The company conducted this research through YouGov, having done a representative survey of over 1000 respondents which found that 32% US adults admitted to streaming or downloading pirated video content.

They admitted to watching a wide range of video contents, with TV shows and movies sharing the top 24% each while the remaining percentage was shared by older movies, live sports and Netflix originals.

Many of them believe they are doing nothing wrong even though close to 69% of them are aware that Piracy is illegal.

These pirates are not even bothered by the fact that major copyright holders are affected by massive revenue losses due to their pirating activities. 39% of them declared that these losses have no relationship with their downloading activities.

Irdeto’s Vice President of Business Development and Sales, Lawrence Low stated that piracy does more than just financial damage. It reduces the resource content creators need to develop new ones and this leads to fewer choices.
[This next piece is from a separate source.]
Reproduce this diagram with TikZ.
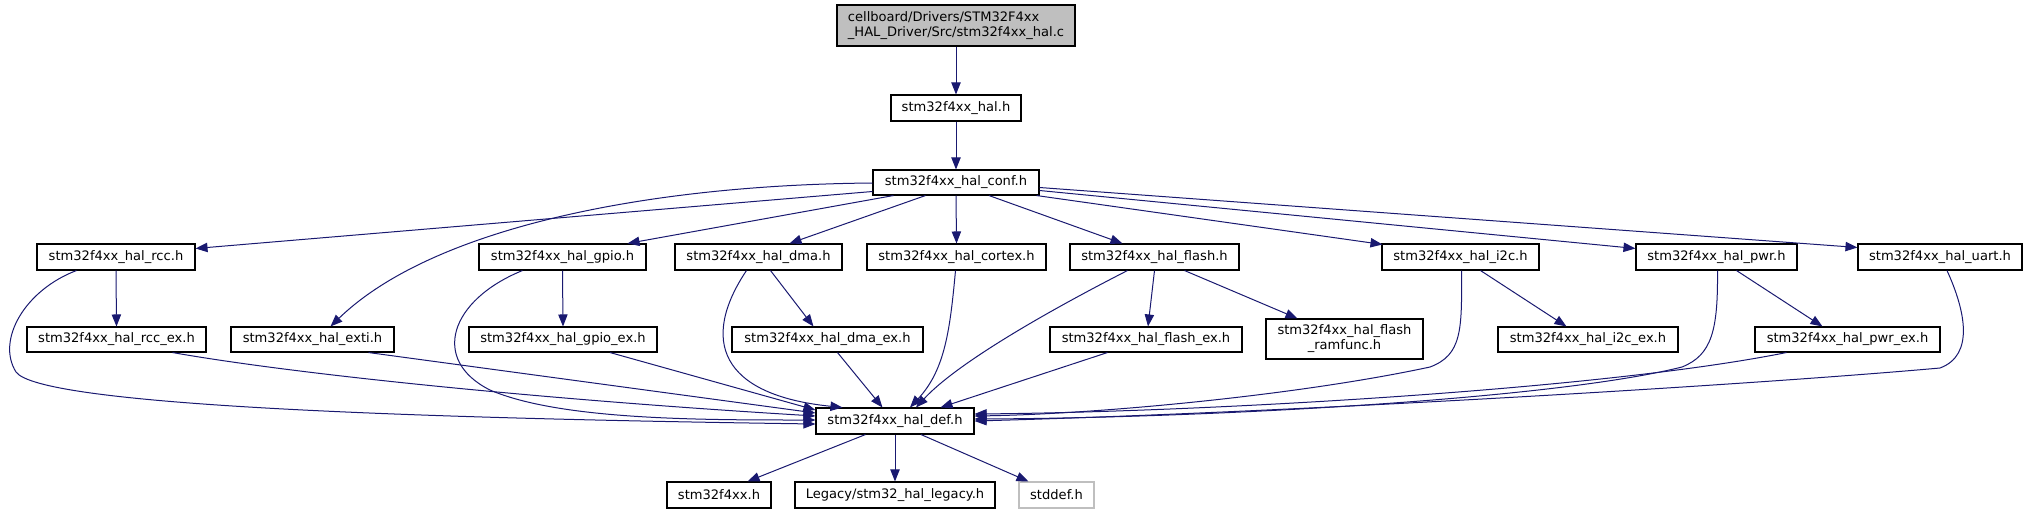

He adds, “It is becoming increasingly important for operators and movie studios to educate consumers on the tactics employed by pirates and to further promote innovative offerings that allow consumers to legally acquire content”.

This is not a new development as different copyright groups have focused their attention on legal services and even responding to pirates directly with educational copyright alerts over the years.

As it is, this has not solved the problem. Piracy remains the rave especially among youths. A similar study in the past showed that more than two-thirds of a 1000 confessed to having downloaded or streamed adulterated video content.